Audiobooks, AI, and humans – where do they stand?

The audiobook segment is easily the most lucrative at the moment. With demand ever on the rise, one might have the impression the voice artists are having a field time reading out the books and bringing home fat pay checks. After all, it’s a fairly simple job, at least it seems so, one that does not require any special skills. It’s something that any book lover with a good voice will love doing. Unfortunately, that isn’t the case as there is competition brewing on the horizon, and it’s not from fellow voice narrators of the human kind but robots with a human-like voice. Here is how things stand at the moment.

Typically, producing an audiobook can take months with the cost easily stretching into thousands of dollars. Much of that involves studio time as well as paying the voice artist. Plus, there is significant post-production work involved too. All of this makes producing an audiobook quite an arduous as well as an expensive affair. No wonder, this has created the space for the AI-enabled text-to-speech tools that can prove to be an exact replica of the human voice.

The benefits are many; with the biggest positive of the automated audiobook production process being that it cuts both the production cost as well as time by a significant margin. The entire process is also greatly simplified as well, so much that an entire audiobook can now be produced within just days or even hours. Compare that to the months that it could take to produce a similar audiobook via the manual process and the difference should be immediately perceptible.

Advances made in the text-to-speech domain in the last couple of years have also been really awesome so that it can often be impossible to make out the real from the artificial. Just listen to the most recent iterations of Siri or Alexa and you will know what is being implied, and they are able to come up with the relevant answers because they are scanning the web and reading the answers from some site. The same philosophy applies to the automated audiobook production process where a text-to-speech software is at work, and creating magic, it can be said.

That said, it just isn’t a standard text-to-speech software that is at work here narrating the audiobook Rather, it has to be smart enough to inject just the right dose of emotions to make it sound like being narrated by a real human. For a book can have portions that is describing a sad event while on the next for itself, things can become exciting, joyous, and fun. Similarly, there are times when a high pitch tone is needed, or a fast-paced narration which can be common when narrating horror or thriller stuff and such. Then, there is that momentary pause that too is important to build suspense.

The challenge for the synthetic voice is to have all of the above qualities and apply those according to the text being narrated. It is only then that the artificial voice will be able to hold on to human attention for the entire duration of the audiobook. Else, it can begin sounding monotonous within just minutes itself, this when the average audiobook can stretch for eight hours. Also, while the general perception is that the synthetic voice is for the non-fiction segment, some of the players here have taken it upon themselves to break the barrier.

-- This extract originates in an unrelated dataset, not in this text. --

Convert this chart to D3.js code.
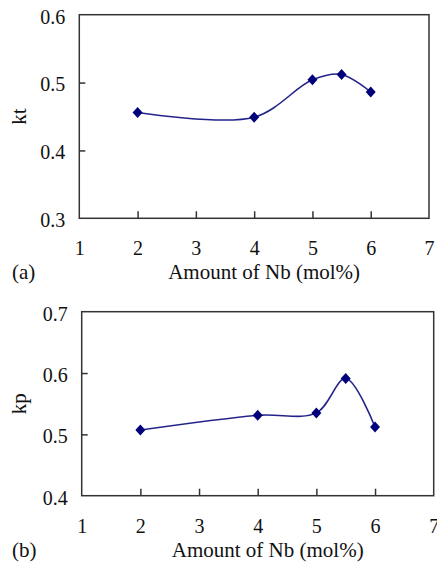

So, where do the real humans fit in? Humans narrating the stories make for the best-case scenario from the listener’s perspective. the machines, the humans will need little to no guidance on how to narrate the text, modulating the tone and pitch to match the emotion that the story dictates. However, while that is great, the cost of production and the time it takes to produce an audiobook aren’t conducive to producing audiobooks in sizeable numbers. That would mean a backlog of titles that could take years or even decades to be converted into audiobooks. Plus, there are new titles getting added every year.

It is here that synthetic voice makes a strong case for itself. It’s cheap and fast, which makes it best suited to those with a limited budget or the self-publishers who lack the deep pockets needed to have a human voice actor read out the text. Add to that the hundreds and thousands of titles that need to be converted to audiobooks and all of that make a fertile ground for the synthetic voice to thrive.

Will that mean the end of the road for human voice actors? Not really as there is still a market for specially made hand-crafted stuff even in the age of industrial automation. That said, the problem – if that is the right word to describe the scenario – is that it has been reduced to a niche market. Chances are that the voice actors too might end up being that and such audiobooks would sell for a premium.

On the other hand, there could be the relatively cheaper audiobooks that have been mass produced via automated tools. With the advances that synthetic voice has made over the years and the way it is progressing, soon it could be really hard to make out if it has been narrated by a real human or a synthetic voice, unless explicitly stated. Till that happens, there is still a market for human voice artists.

Another scenario that might emerge is the hybrid model of audiobook production where the voice actor lends his or her voice only in certain portions of the text while his voice is artificially regenerated for the rest of the book. That said, it is just plane speculation at best.

Also, while synthetic voice goes on to capture much of the market, as it seems likely given the current pace of development of test-to-speech tools, the one question that demands an answer is how is the voice owner compensated, if at all . If yes, there is a standard compensation rate or every company is playing as per their own rules.

In other words, what is amply evident is that the entire audiobook production industry is still at its nascent stages and there could be several upheavals before things settle to a rhythm.